▶ Set exercise: Set down the material below word for word, excluding the pictures.

▶ Data block:
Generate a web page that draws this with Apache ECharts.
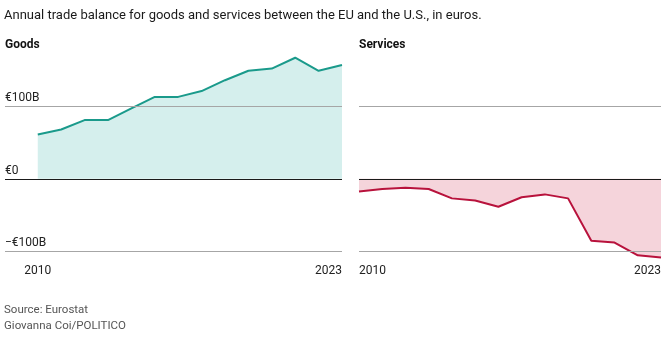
<!DOCTYPE html>
<html><head><meta charset="utf-8">
<script src="https://cdn.jsdelivr.net/npm/echarts@6/dist/echarts.min.js"></script>
<style>html,body{margin:0;padding:0;background:#fff}#c{width:664px;height:343px}</style>
</head><body><div id="c"></div>
<script>
const years = [2010,2011,2012,2013,2014,2015,2016,2017,2018,2019,2020,2021,2022,2023];
const goods = [61,68,81,81,97,113,113,121,136,149,152,167,149,157];
const services = [-17.5,-14,-12.5,-14,-27,-30,-38.5,-25.5,-21.5,-27,-85.5,-88,-105.5,-108.5];
const yTicks = [-100,0,100];
const yTickLabels = ['−€100B','€0','€100B'];
const xTickYears = [2010,2023];

const FONT = 'Roboto, "Noto Sans", sans-serif';
const chart = echarts.init(document.getElementById('c'), null, {renderer:'canvas'});

function pairs(vals){ return years.map((y,i)=>[y, vals[i]]); }
function gridMarks(){
  return {
    silent:true, symbol:'none', label:{show:false},
    data: yTicks.map(v=>({yAxis:v, lineStyle:{color: v===0 ? '#1a1a1a' : '#a6a6a6', width: v===0?1.2:1, type:'solid'}}))
  };
}

chart.setOption({
  animation:false,
  textStyle:{fontFamily:FONT},
  title:[
    {text:'Annual trade balance for goods and services between the EU and the U.S., in euros.', left:4, top:9, padding:0,
     textStyle:{fontFamily:FONT, fontSize:13, fontWeight:'normal', color:'#1a1a1a'}},
    {text:'Goods', left:5, top:39, padding:0, textStyle:{fontFamily:FONT, fontSize:12, fontWeight:'bold', color:'#111'}},
    {text:'Services', left:359, top:39, padding:0, textStyle:{fontFamily:FONT, fontSize:12, fontWeight:'bold', color:'#111'}},
    {text:'Source: Eurostat', left:4, top:304, padding:0, textStyle:{fontFamily:FONT, fontSize:11.5, fontWeight:'normal', color:'#555'}},
    {text:'Giovanna Coi/POLITICO', left:4, top:320, padding:0, textStyle:{fontFamily:FONT, fontSize:11.5, fontWeight:'normal', color:'#555'}}
  ],
  grid:[
    {left:5, right:322, top:33.8, bottom:91.7, containLabel:false},
    {left:359, right:1, top:33.8, bottom:91.7, containLabel:false}
  ],
  xAxis:[
    {type:'value', gridIndex:0, min:2008.6, max:2023,
     axisLine:{show:false}, axisTick:{show:false}, splitLine:{show:false},
     axisLabel:{customValues:xTickYears, formatter:v=>String(v), color:'#222', fontSize:12, margin:14, alignMaxLabel:'right'}},
    {type:'value', gridIndex:1, min:2010, max:2023,
     axisLine:{show:false}, axisTick:{show:false}, splitLine:{show:false},
     axisLabel:{customValues:xTickYears, formatter:v=>String(v), color:'#222', fontSize:12, margin:14, alignMinLabel:'left', alignMaxLabel:'right'}}
  ],
  yAxis:[
    {type:'value', gridIndex:0, min:-100, max:200,
     axisLine:{show:false}, axisTick:{show:false}, splitLine:{show:false},
     axisLabel:{inside:true, margin:0, verticalAlign:'bottom', padding:[0,0,2,0], customValues:yTicks,
       formatter:v=>yTickLabels[yTicks.indexOf(v)], color:'#222', fontSize:12}},
    {type:'value', gridIndex:1, min:-100, max:200,
     axisLine:{show:false}, axisTick:{show:false}, splitLine:{show:false}, axisLabel:{show:false}}
  ],
  series:[
    {type:'line', xAxisIndex:0, yAxisIndex:0, data:pairs(goods), symbol:'none', clip:false,
     lineStyle:{color:'#1a9a8b', width:2}, areaStyle:{color:'#d5efed', opacity:1, origin:0},
     markLine:gridMarks(), z:2},
    {type:'line', xAxisIndex:1, yAxisIndex:1, data:pairs(services), symbol:'none', clip:false,
     lineStyle:{color:'#b8123c', width:2}, areaStyle:{color:'#f5d4db', opacity:1, origin:0},
     markLine:gridMarks(), z:2}
  ]
});
</script></body></html>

▶ The result:
Generate a web page that draws this with Apache ECharts.
<!DOCTYPE html>
<html><head><meta charset="utf-8">
<script src="https://cdn.jsdelivr.net/npm/echarts@6/dist/echarts.min.js"></script>
<style>html,body{margin:0;padding:0;background:#fff}#c{width:664px;height:343px}</style>
</head><body><div id="c"></div>
<script>
const years = [2010,2011,2012,2013,2014,2015,2016,2017,2018,2019,2020,2021,2022,2023];
const goods = [61,68,81,81,97,113,113,121,136,149,152,167,149,157];
const services = [-17.5,-14,-12.5,-14,-27,-30,-38.5,-25.5,-21.5,-27,-85.5,-88,-105.5,-108.5];
const yTicks = [-100,0,100];
const yTickLabels = ['−€100B','€0','€100B'];
const xTickYears = [2010,2023];

const FONT = 'Roboto, "Noto Sans", sans-serif';
const chart = echarts.init(document.getElementById('c'), null, {renderer:'canvas'});

function pairs(vals){ return years.map((y,i)=>[y, vals[i]]); }
function gridMarks(){
  return {
    silent:true, symbol:'none', label:{show:false},
    data: yTicks.map(v=>({yAxis:v, lineStyle:{color: v===0 ? '#1a1a1a' : '#a6a6a6', width: v===0?1.2:1, type:'solid'}}))
  };
}

chart.setOption({
  animation:false,
  textStyle:{fontFamily:FONT},
  title:[
    {text:'Annual trade balance for goods and services between the EU and the U.S., in euros.', left:4, top:9, padding:0,
     textStyle:{fontFamily:FONT, fontSize:13, fontWeight:'normal', color:'#1a1a1a'}},
    {text:'Goods', left:5, top:39, padding:0, textStyle:{fontFamily:FONT, fontSize:12, fontWeight:'bold', color:'#111'}},
    {text:'Services', left:359, top:39, padding:0, textStyle:{fontFamily:FONT, fontSize:12, fontWeight:'bold', color:'#111'}},
    {text:'Source: Eurostat', left:4, top:304, padding:0, textStyle:{fontFamily:FONT, fontSize:11.5, fontWeight:'normal', color:'#555'}},
    {text:'Giovanna Coi/POLITICO', left:4, top:320, padding:0, textStyle:{fontFamily:FONT, fontSize:11.5, fontWeight:'normal', color:'#555'}}
  ],
  grid:[
    {left:5, right:322, top:33.8, bottom:91.7, containLabel:false},
    {left:359, right:1, top:33.8, bottom:91.7, containLabel:false}
  ],
  xAxis:[
    {type:'value', gridIndex:0, min:2008.6, max:2023,
     axisLine:{show:false}, axisTick:{show:false}, splitLine:{show:false},
     axisLabel:{customValues:xTickYears, formatter:v=>String(v), color:'#222', fontSize:12, margin:14, alignMaxLabel:'right'}},
    {type:'value', gridIndex:1, min:2010, max:2023,
     axisLine:{show:false}, axisTick:{show:false}, splitLine:{show:false},
     axisLabel:{customValues:xTickYears, formatter:v=>String(v), color:'#222', fontSize:12, margin:14, alignMinLabel:'left', alignMaxLabel:'right'}}
  ],
  yAxis:[
    {type:'value', gridIndex:0, min:-100, max:200,
     axisLine:{show:false}, axisTick:{show:false}, splitLine:{show:false},
     axisLabel:{inside:true, margin:0, verticalAlign:'bottom', padding:[0,0,2,0], customValues:yTicks,
       formatter:v=>yTickLabels[yTicks.indexOf(v)], color:'#222', fontSize:12}},
    {type:'value', gridIndex:1, min:-100, max:200,
     axisLine:{show:false}, axisTick:{show:false}, splitLine:{show:false}, axisLabel:{show:false}}
  ],
  series:[
    {type:'line', xAxisIndex:0, yAxisIndex:0, data:pairs(goods), symbol:'none', clip:false,
     lineStyle:{color:'#1a9a8b', width:2}, areaStyle:{color:'#d5efed', opacity:1, origin:0},
     markLine:gridMarks(), z:2},
    {type:'line', xAxisIndex:1, yAxisIndex:1, data:pairs(services), symbol:'none', clip:false,
     lineStyle:{color:'#b8123c', width:2}, areaStyle:{color:'#f5d4db', opacity:1, origin:0},
     markLine:gridMarks(), z:2}
  ]
});
</script></body></html>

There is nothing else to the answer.